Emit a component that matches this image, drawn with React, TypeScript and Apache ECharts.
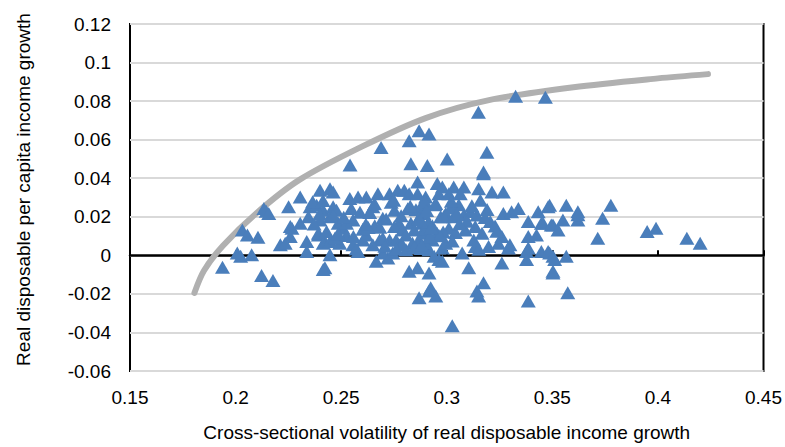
import React, { useEffect, useRef } from "react";
import * as echarts from "echarts";

const xTicks = { min: 0.15, max: 0.45, interval: 0.05 };
const yTicks = { min: -0.06, max: 0.12, interval: 0.02 };

const xTitle = "Cross-sectional volatility of real disposable income growth";
const yTitle = "Real disposable per capita income growth";

// Frontier curve (x, y)
const frontierX = [0.1805, 0.185, 0.194, 0.21, 0.23, 0.26, 0.29, 0.32, 0.36, 0.4, 0.4237];
const frontierY = [-0.0195, -0.008, 0.005, 0.022, 0.039, 0.0565, 0.0712, 0.0805, 0.0872, 0.0918, 0.094];

// Scatter observations (x: volatility, y: growth)
const obsX = [
  0.2032, 0.2056, 0.2106, 0.2008, 0.2024, 0.2076, 0.1938, 0.2123, 0.2177, 0.2145, 0.2134, 0.2157, 0.2251, 0.2306,
  0.2212, 0.2235, 0.2267, 0.2337, 0.2423, 0.2423, 0.2392, 0.24, 0.2447, 0.2353, 0.2384, 0.2415, 0.2462, 0.2345,
  0.24, 0.2447, 0.2259, 0.2306, 0.2259, 0.2337, 0.2392, 0.2415, 0.2447, 0.2447, 0.2415,
  0.2462, 0.2478, 0.2486, 0.2509, 0.2525, 0.2556, 0.2548, 0.2541, 0.258, 0.2619, 0.265, 0.2674, 0.2697, 0.2729,
  0.2752, 0.2768, 0.2799, 0.2822, 0.2862, 0.2862, 0.2877, 0.29, 0.2955, 0.2963, 0.2971, 0.2995, 0.2493, 0.2556,
  0.2603, 0.2619, 0.265, 0.2666, 0.2721, 0.2729, 0.276, 0.2775, 0.2807, 0.283, 0.2869, 0.2885, 0.2916, 0.2932,
  0.294, 0.2963, 0.2979, 0.2822, 0.2862, 0.2916, 0.2924, 0.2752, 0.2791, 0.2846, 0.2892, 0.2885, 0.29, 0.2838,
  0.2682, 0.258, 0.2697, 0.2744, 0.2807, 0.247, 0.2462,
  0.3174, 0.2979, 0.3033, 0.3081, 0.301, 0.3064, 0.3151, 0.3214, 0.3268, 0.3159, 0.2986, 0.3033, 0.3081, 0.3143,
  0.3268, 0.3307, 0.3339, 0.3433, 0.348, 0.3386, 0.3448, 0.3503, 0.301, 0.3088, 0.3135, 0.3167, 0.3261, 0.3386,
  0.3425, 0.2995, 0.3073, 0.3135, 0.3198, 0.3245, 0.3292, 0.3378, 0.3448, 0.3487, 0.2979, 0.3378, 0.3261, 0.3104,
  0.3503, 0.3174, 0.3143,
  0.2689, 0.2822, 0.2869, 0.2916, 0.283, 0.2908, 0.3002, 0.319, 0.3174, 0.315, 0.2542, 0.3326, 0.3467,
  0.2869, 0.2916, 0.2948, 0.3151, 0.3386, 0.3026,
  0.3487, 0.3566, 0.3621, 0.3621, 0.3456, 0.3495, 0.355, 0.3527, 0.3738, 0.3777, 0.3715, 0.348, 0.3503, 0.3566,
  0.3511, 0.3503, 0.3573, 0.3949, 0.3991, 0.4137, 0.42, 0.3386, 0.3299, 0.3621,
  0.2525, 0.2603, 0.2635, 0.2713, 0.2776, 0.2854, 0.2932, 0.3041, 0.3112, 0.3206, 0.2658, 0.2737, 0.2815, 0.2893,
  0.3057, 0.3182, 0.2571, 0.2659, 0.2846, 0.2955, 0.3026, 0.3096, 0.3229, 0.2697, 0.2784, 0.2869, 0.2948, 0.3018,
  0.2365, 0.2398, 0.2431, 0.2372, 0.2414, 0.2485, 0.2512, 0.2589, 0.2628, 0.2707, 0.2749, 0.2788, 0.2827, 0.2866,
  0.2905, 0.2944, 0.2983, 0.3022, 0.3061, 0.3119, 0.3152, 0.3191, 0.3237, 0.2558, 0.2617, 0.2683, 0.2761, 0.2879,
  0.2913, 0.2967, 0.3049, 0.3128, 0.2873, 0.2897, 0.2919, 0.2881, 0.2905, 0.2926,
];
const obsY = [
  0.0132, 0.0106, 0.0094, 0.0012, -0.0005, 0.0003, -0.0062, -0.0105, -0.0131, 0.0229, 0.0243, 0.0217, 0.0252, 0.0303,
  0.0055, 0.0063, 0.014, 0.002, -0.0065, 0.0072, 0.0106, 0.0337, 0.0346, 0.0252, 0.026, 0.0234, 0.0252, 0.02,
  0.0183, 0.02, 0.0149, 0.0166, 0.0098, 0.0072, 0.0115, 0.0063, 0.0072, 0.0003, -0.0074,
  0.0329, 0.0234, 0.0166, 0.014, 0.0166, 0.0183, 0.0243, 0.0295, 0.0303, 0.0303, 0.0252, 0.032, 0.0192, 0.032,
  0.0234, 0.0337, 0.0337, 0.032, 0.038, 0.032, 0.0252, 0.0303, 0.0372, 0.032, 0.02, 0.0217, 0.0063, 0.0055,
  0.008, 0.0106, 0.0055, -0.0031, -0.0014, 0.008, 0.008, 0.0166, 0.0029, 0.0166, 0.008, 0.0115, 0.0029, 0.008,
  -0.0005, -0.0022, 0.0038, -0.0082, -0.0065, -0.0091, -0.0168, 0.0149, 0.0132, 0.0132, 0.0217, 0.0166, 0.0063, 0.0063,
  0.008, 0.002, 0.0012, 0.0012, 0.0106, 0.0089, 0.0208,
  0.0423, 0.0355, 0.0355, 0.0355, 0.032, 0.032, 0.0346, 0.0329, 0.0329, 0.0286, 0.02, 0.02, 0.0209, 0.0209,
  0.0217, 0.0226, 0.0243, 0.0226, 0.0252, 0.0175, 0.0166, 0.0157, 0.014, 0.0132, 0.0149, 0.0115, 0.0098, 0.0098,
  0.0106, 0.0063, 0.0012, 0.0046, 0.0046, 0.0063, 0.0038, 0.002, 0.002, 0.0012, -0.0031, -0.0022, -0.004, -0.0065,
  -0.0082, -0.0142, -0.0185,
  0.056, 0.0594, 0.0646, 0.0629, 0.0475, 0.0466, 0.05, 0.0535, 0.0432, 0.0742, 0.0469, 0.0825, 0.082,
  -0.022, -0.0185, -0.0211, -0.0211, -0.0237, -0.0365,
  0.026, 0.026, 0.0226, 0.0183, 0.0166, 0.0157, 0.0183, 0.0132, 0.0192, 0.026, 0.0089, 0.002, -0.0005, -0.0005,
  -0.0022, -0.0091, -0.0194, 0.0123, 0.014, 0.0089, 0.0063, 0.0038, 0.0055, 0.0211,
  0.0103, 0.0135, 0.0222, 0.0188, 0.0054, 0.0237, 0.0154, 0.0118, 0.0228, 0.0176, 0.0268, 0.0276, 0.0242, 0.0138,
  0.0262, 0.0196, 0.0033, 0.0154, 0.0041, 0.0113, 0.0075, 0.0177, 0.0152, 0.0089, 0.0205, 0.0195, 0.0269, 0.0245,
  0.0278, 0.0215, 0.0124, 0.0162, 0.0285, 0.0112, 0.0198, 0.0223, 0.0145, 0.0047, 0.0286, 0.0059, 0.0254, 0.0189,
  0.0142, 0.0263, 0.0121, 0.0281, 0.0164, 0.0257, 0.0031, 0.0238, 0.0125, 0.0098, 0.0161, 0.0146, 0.0031, 0.0035,
  0.0172, 0.0102, 0.0215, 0.0079, 0.0183, 0.0279, 0.0097, 0.0052, 0.0233, 0.0143,
];

const fmt = (v: number) => String(Number(v.toFixed(3)));
const FONT = "'Liberation Sans', Arial, sans-serif";

export default function App() {
  const ref = useRef<HTMLDivElement>(null);
  useEffect(() => {
    if (!ref.current) return;
    const chart = echarts.init(ref.current, undefined, { renderer: "svg" });
    const frontier = frontierX.map((x, i) => [x, frontierY[i]]);
    const obs = obsX.map((x, i) => [x, obsY[i]]);
    chart.setOption({
      animation: false,
      backgroundColor: "#ffffff",
      textStyle: { fontFamily: FONT },
      grid: {
        left: 130,
        right: 16,
        top: 24,
        bottom: 73,
        show: true,
        borderColor: "#000000",
        borderWidth: 2,
        backgroundColor: "transparent",
      },
      xAxis: [
        {
          type: "value",
          ...xTicks,
          axisLine: { show: false, onZero: false },
          axisTick: { show: false },
          splitLine: { show: false },
          axisLabel: { color: "#000", fontSize: 19, fontFamily: FONT, margin: 17, formatter: fmt },
          name: xTitle,
          nameLocation: "middle",
          nameGap: 52,
          nameTextStyle: { color: "#000", fontSize: 19, fontFamily: FONT },
        },
        {
          type: "value",
          ...xTicks,
          position: "bottom",
          axisLine: { show: true, onZero: true, lineStyle: { color: "#000", width: 2.5 } },
          axisTick: { show: true, inside: true, length: 5, lineStyle: { color: "#000", width: 2 } },
          axisLabel: { show: false },
          splitLine: { show: false },
        },
      ],
      yAxis: {
        type: "value",
        ...yTicks,
        axisLine: { show: false },
        axisTick: { show: false },
        splitLine: { show: true, lineStyle: { color: "#d9d9d9", width: 2 } },
        axisLabel: { color: "#000", fontSize: 19, fontFamily: FONT, margin: 19, formatter: fmt },
        name: yTitle,
        nameLocation: "middle",
        nameGap: 97,
        nameTextStyle: { color: "#000", fontSize: 19, fontFamily: FONT, padding: [0, 0, 0, 16] },
      },
      series: [
        {
          type: "line",
          data: frontier,
          smooth: 0.3,
          showSymbol: false,
          symbol: "none",
          lineStyle: { color: "#b0b0b0", width: 6, cap: "round" },
          z: 2,
        },
        {
          type: "scatter",
          data: obs,
          symbol: "triangle",
          symbolSize: [15, 13],
          itemStyle: { color: "#4a7ebb", opacity: 1 },
          z: 3,
        },
      ],
    });
    return () => chart.dispose();
  }, []);
  return <div ref={ref} style={{ width: 785, height: 447, position: "absolute", left: 0, top: 0 }} />;
}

*STATED PROBLEM*: Only the number is required: the count of lines containing the word "React".

*RESPONSE*: 2